Monday, August 25, 2008

A Jewish Approach to End-of-Life

On Sunday, September 14, 2008, from 9 a.m. to 3 p.m., Yeshiva University, in New York City, will conduct a seminar entitled "The Sanctity of Life: A Jewish Approach to End of Life Challenges Adult and Pediatric End of Life Challenges."

This is the purpose of the conference:

The conference will provide a unique opportunity to interact with rabbis and physicians who are leaders in this area of medical ethics.

By enriching our education, raising our awareness, and deepening our sensitivities, the YU Student Medical Ethics Society hopes to promote continued discussion, thus enhancing the community’s ability to deal with these issues in an effective manner that holds true to the highest moral standard. * * *
The conference speakers will address the medical, psychological, social, & religious (under Jewish law) issues arising in end-of-life situations:
With expert speakers representing the medical and rabbinical professions, the conference will address the wide range of medical, ethical, psychosocial and halachic (Jewish legal) issues that arise at the end of life.

The opening plenary session of the day will begin with a general introduction to the medical background and ethical issues that are pertinent to adult terminal illness.

Presented by leading physicians, ethicists, and rabbinic authorities with extensive experience, this session will explore how medicine and halacha interact in the modern hospital setting, and will highlight some of the most pressing issues that have come up in recent cases. * * *
I highlight this conference, since it studies end-of-life issues from this religion's viewpoint:
  • Pediatric end-of-life challenges
  • Adult end-of-life challenges
  • Health care proxy
  • Assisted suicide and the value of life
  • Hospice care
  • Pain management
Further event information and registration arrangements are available online here.

The need for decisions at the end-of-life, is real; and such decisions should be made with reference to the patient's beliefs. Otherwise, the decisions rely more on medical possibilities, however fruitless, and familial expectations, however hopeless.


For one physician's perspective on the need for reference to concerns other than medical diagnoses & prognoses, read "
As death draws near, patients and families face agonizing decisions [in] End-of-life care", by Dr. Patrick Neustatter, a family practitioner in North Stafford, Virginia, posted by The Free Lance-Star (Fredricksburg, VA) on August 24, 2008.

He related that "deciding whether to fight for life at all costs, or prepare for death, is a heart-wrenching decision some patients face."

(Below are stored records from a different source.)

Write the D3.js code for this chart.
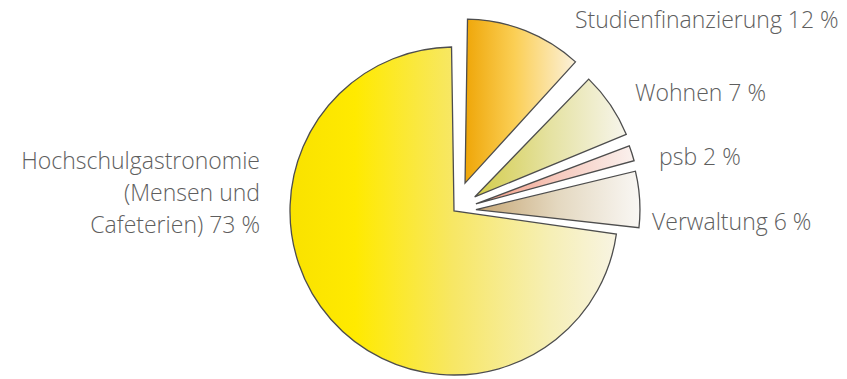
<!DOCTYPE html>
<html>
<head>
<meta charset="utf-8">
<script src="https://cdn.jsdelivr.net/npm/d3@7"></script>
<style>
  html, body { margin: 0; padding: 0; background: #fff; }
  svg text { font-family: "Open Sans", Roboto, sans-serif; font-weight: 300; fill: #5e5e5e; }
</style>
</head>
<body>
<svg id="pie" width="847" height="379"></svg>
<script>
// shares in percent, clockwise from 12 o'clock
const categories = ["Studienfinanzierung", "Wohnen", "psb", "Verwaltung", "Hochschulgastronomie"];
const values = [12, 7, 2, 6, 73];
const labelLines = [
  ["Studienfinanzierung 12 %"],
  ["Wohnen 7 %"],
  ["psb 2 %"],
  ["Verwaltung 6 %"],
  ["Hochschulgastronomie", "(Mensen und", "Cafeterien) 73 %"]
];

// gradient stops per slice (left -> right)
const fills = [
  [[0, "#efa608"], [0.45, "#fbcf55"], [1, "#fbf1dc"]],
  [[0, "#d3cc4a"], [0.5, "#e5e2a2"], [1, "#f7f5ec"]],
  [[0, "#f2987f"], [0.5, "#f6c8bc"], [1, "#faf1ee"]],
  [[0, "#c6a674"], [0.5, "#e4d8c0"], [1, "#f9f7f4"]],
  [[0, "#f9e200"], [0.2, "#ffea00"], [0.5, "#f7e765"], [0.8, "#f6efb6"], [1, "#f8f4e2"]]
];

run();

function computeSizes (svg) {
  const width = +svg.attr("width");
  const height = +svg.attr("height");
  return {
    width,
    height,
    cx: 454,
    cy: 211,
    radius: 164
  };
}

function run () {
  const svg = d3.select("#pie");
  const s = computeSizes(svg);

  const pie = d3.pie().sort(null).value(d => d.value);
  const arcs = pie(categories.map((c, i) => ({ name: c, value: values[i], i })));

  const arc = d3.arc()
    .innerRadius(0)
    .outerRadius(s.radius)
    .padAngle(0.03)
    .padRadius(s.radius);

  // how far each slice is pulled out of the pie
  const explode = [30, 25, 23, 22, 0];

  const defs = svg.append("defs");
  fills.forEach((stops, i) => {
    const g = defs.append("linearGradient")
      .attr("id", "grad" + i)
      .attr("x1", 0).attr("y1", 0)
      .attr("x2", 1).attr("y2", 0);
    stops.forEach(st => {
      g.append("stop").attr("offset", st[0]).attr("stop-color", st[1]);
    });
  });

  const g = svg.append("g").attr("transform", `translate(${s.cx},${s.cy})`);

  g.selectAll("path")
    .data(arcs)
    .join("path")
    .attr("d", arc)
    .attr("transform", d => {
      const a = (d.startAngle + d.endAngle) / 2;
      const o = explode[d.data.i];
      return `translate(${Math.sin(a) * o},${-Math.cos(a) * o})`;
    })
    .attr("fill", d => `url(#grad${d.data.i})`)
    .attr("stroke", "#4d4d4d")
    .attr("stroke-width", 1.3)
    .attr("stroke-linejoin", "miter");

  // label anchors (x, first baseline, anchor)
  const labelPos = [
    [575, 28, "start"],
    [635, 101, "start"],
    [659, 165, "start"],
    [652, 230, "start"],
    [260, 169, "end"]
  ];

  svg.selectAll("text.lbl")
    .data(labelLines)
    .join("text")
    .attr("class", "lbl")
    .attr("x", (d, i) => labelPos[i][0])
    .attr("y", (d, i) => labelPos[i][1])
    .attr("text-anchor", (d, i) => labelPos[i][2])
    .style("font-size", "23px")
    .each(function (lines, i) {
      d3.select(this).selectAll("tspan")
        .data(lines)
        .join("tspan")
        .attr("x", labelPos[i][0])
        .attr("dy", (l, j) => j === 0 ? 0 : 32)
        .text(l => l);
    });
}
</script>
</body>
</html>
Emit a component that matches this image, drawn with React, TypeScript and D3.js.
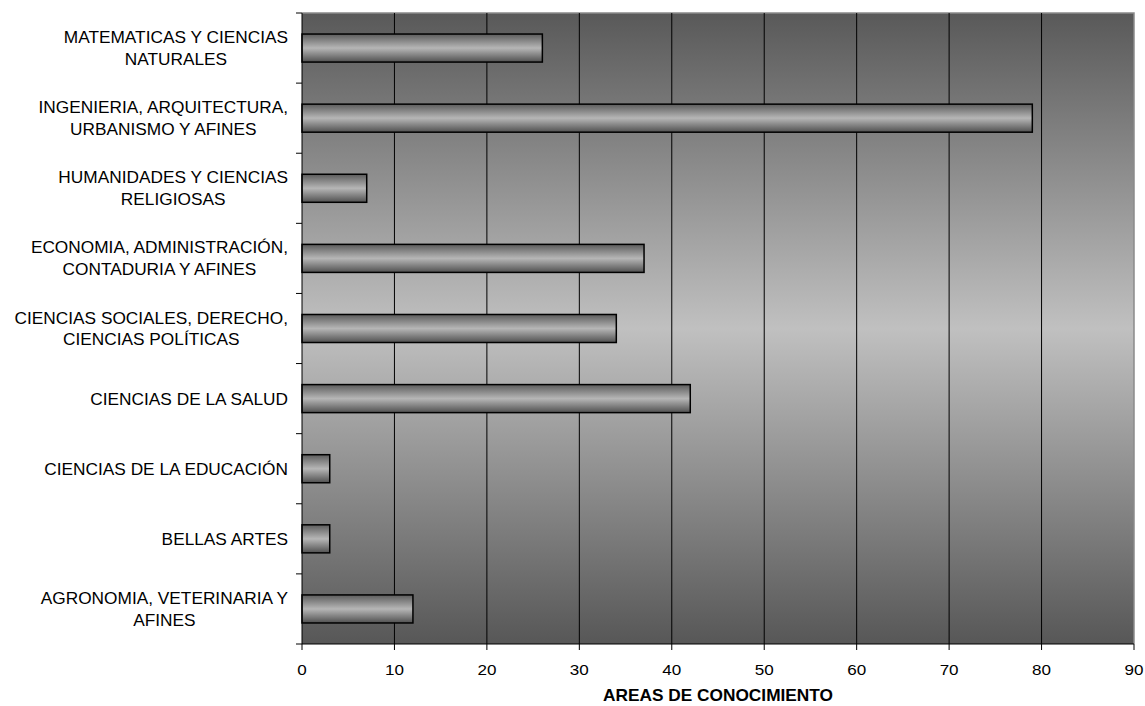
import React, { useEffect, useRef } from "react";
import * as d3 from "d3";

const categories: string[][] = [
  ["MATEMATICAS Y CIENCIAS", "NATURALES"],
  ["INGENIERIA, ARQUITECTURA,", "URBANISMO Y AFINES"],
  ["HUMANIDADES Y CIENCIAS", "RELIGIOSAS"],
  ["ECONOMIA, ADMINISTRACIÓN,", "CONTADURIA Y AFINES"],
  ["CIENCIAS SOCIALES, DERECHO,", "CIENCIAS POLÍTICAS"],
  ["CIENCIAS DE LA SALUD"],
  ["CIENCIAS DE LA EDUCACIÓN"],
  ["BELLAS ARTES"],
  ["AGRONOMIA, VETERINARIA Y", "AFINES"],
];
const values: number[] = [26, 79, 7, 37, 34, 42, 3, 3, 12];
const xTicks: number[] = [0, 10, 20, 30, 40, 50, 60, 70, 80, 90];
const xTitle = "AREAS DE CONOCIMIENTO";

const W = 1145;
const H = 706;
const M = { left: 302, right: 1134, top: 13, bottom: 644 };
const FONT = "Arial, 'Liberation Sans', Helvetica, sans-serif";

export default function App() {
  const ref = useRef<SVGSVGElement | null>(null);

  useEffect(() => {
    const svg = d3.select(ref.current);
    svg.selectAll("*").remove();

    const x = d3.scaleLinear().domain([0, 90]).range([M.left, M.right]);
    const y = d3
      .scaleBand<number>()
      .domain(d3.range(categories.length))
      .range([M.top, M.bottom])
      .paddingInner(0.6)
      .paddingOuter(0.3);
    const step = (M.bottom - M.top) / categories.length;

    const defs = svg.append("defs");
    const bg = defs
      .append("linearGradient")
      .attr("id", "bgGrad")
      .attr("x1", 0)
      .attr("y1", 0)
      .attr("x2", 0)
      .attr("y2", 1);
    bg.append("stop").attr("offset", "0%").attr("stop-color", "#595959");
    bg.append("stop").attr("offset", "50%").attr("stop-color", "#c0c0c0");
    bg.append("stop").attr("offset", "100%").attr("stop-color", "#575757");

    const bar = defs
      .append("linearGradient")
      .attr("id", "barGrad")
      .attr("x1", 0)
      .attr("y1", 0)
      .attr("x2", 0)
      .attr("y2", 1);
    bar.append("stop").attr("offset", "0%").attr("stop-color", "#5c5c5c");
    bar.append("stop").attr("offset", "50%").attr("stop-color", "#b6b6b6");
    bar.append("stop").attr("offset", "100%").attr("stop-color", "#505050");

    // plot background
    svg
      .append("rect")
      .attr("x", M.left)
      .attr("y", M.top)
      .attr("width", M.right - M.left)
      .attr("height", M.bottom - M.top)
      .attr("fill", "url(#bgGrad)");

    // border top & right (gray)
    svg
      .append("path")
      .attr("d", `M${M.left},${M.top}H${M.right}V${M.bottom}`)
      .attr("fill", "none")
      .attr("stroke", "#8a8a8a")
      .attr("stroke-width", 1.5);

    // gridlines
    svg
      .append("g")
      .selectAll("line")
      .data(xTicks.filter((t) => t > 0 && t < 90))
      .join("line")
      .attr("x1", (d) => x(d))
      .attr("x2", (d) => x(d))
      .attr("y1", M.top)
      .attr("y2", M.bottom)
      .attr("stroke", "#000")
      .attr("stroke-width", 1);

    // bars
    svg
      .append("g")
      .selectAll("rect")
      .data(values)
      .join("rect")
      .attr("x", x(0))
      .attr("y", (_, i) => y(i) as number)
      .attr("width", (d) => x(d) - x(0))
      .attr("height", y.bandwidth())
      .attr("fill", "url(#barGrad)")
      .attr("stroke", "#000")
      .attr("stroke-width", 1.5);

    // axes lines
    svg
      .append("path")
      .attr("d", `M${M.left},${M.top}V${M.bottom}H${M.right}`)
      .attr("fill", "none")
      .attr("stroke", "#000")
      .attr("stroke-width", 1);

    // y ticks (category boundaries)
    svg
      .append("g")
      .selectAll("line")
      .data(d3.range(categories.length + 1))
      .join("line")
      .attr("x1", M.left - 6)
      .attr("x2", M.left)
      .attr("y1", (d) => M.top + d * step)
      .attr("y2", (d) => M.top + d * step)
      .attr("stroke", "#000");

    // x ticks
    svg
      .append("g")
      .selectAll("line")
      .data(xTicks)
      .join("line")
      .attr("x1", (d) => x(d))
      .attr("x2", (d) => x(d))
      .attr("y1", M.bottom)
      .attr("y2", M.bottom + 6)
      .attr("stroke", "#000");

    // x tick labels
    svg
      .append("g")
      .selectAll("text")
      .data(xTicks)
      .join("text")
      .attr("transform", (d) => `translate(${x(d)},${M.bottom + 31}) scale(1.1,1)`)
      .attr("text-anchor", "middle")
      .attr("font-family", FONT)
      .attr("font-size", 15.5)
      .attr("fill", "#000")
      .text((d) => String(d));

    // x title
    svg
      .append("text")
      .attr("transform", `translate(${(M.left + M.right) / 2},${M.bottom + 57}) scale(1.08,1)`)
      .attr("text-anchor", "middle")
      .attr("font-family", FONT)
      .attr("font-size", 16)
      .attr("font-weight", "bold")
      .attr("fill", "#000")
      .text(xTitle);

    // category labels
    const lineH = 22;
    categories.forEach((lines, i) => {
      const cy = M.top + step * (i + 0.5);
      const g = svg
        .append("g")
        .attr("transform", `translate(288,${cy}) scale(1.08,1)`);
      const texts = lines.map((ln, j) =>
        g
          .append("text")
          .attr("y", 6 + (j - (lines.length - 1) / 2) * lineH)
          .attr("text-anchor", "middle")
          .attr("font-family", FONT)
          .attr("font-size", 16)
          .attr("fill", "#000")
          .text(ln)
      );
      const maxW = d3.max(texts, (t) => (t.node() as SVGTextElement).getComputedTextLength()) || 0;
      texts.forEach((t) => t.attr("x", -maxW / 2));
    });
  }, []);

  return (
    <svg
      ref={ref}
      width={W}
      height={H}
      style={{ position: "absolute", left: 0, top: 0, display: "block", background: "#fff" }}
    />
  );
}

It's bad enough to be dying of terminal cancer, but when your medical specialists are pulling you in opposite directions, advising conflicting treatment plans, it generates more anguish and requires the patient and the family to make some heartfelt decisions.

A patient I'll call Mr. X already went through surgery and radiation therapy for his cancer. Now, unfortunately, the biopsy of the lump that recently appeared shows recurrence.

He is in the care of an enthusiastic, dare I say gung-ho, surgeon who is urging him to have surgery. But his oncologist, together with his daughter, is asking him: "Is another five years of life, but in a nursing home with a feeding tube, really what you want?"

In cases like these, quantity is pitted against quality. Stay alive at any cost, or prepare for the inevitable sooner with less intervention? It's a decision that can put a terrible strain on the bravest patient and most devoted of families and medical staff. * * *
In concluding with his recommendation for patients to prepare, in advance, a "living will" to address medical decision-making, Dr. Neustatter referenced the need to implement the patient's wishes, not rely upon medical possibilities regardless of pain:

At church the other morning, one of the congregants told of her father-in-law just having finally died after a long illness.


She described the heartache her husband had gone through arguing with the other siblings over the whole business, and closed with the question, "Where's the Hemlock Society -- or whatever it's called now -- so my death is not like that?"


The principle of making some preparation for your death is a sound one.


With the aid of a living will, in which you can spell out what medical efforts you do or don't want taken in your final days, you may save untold heartache amongst the family members -- not to mention possibly massive savings on futile medical expenses.

The conference at Yeshiva University will address the concern that "my death is not like that" from a Jewish perspective.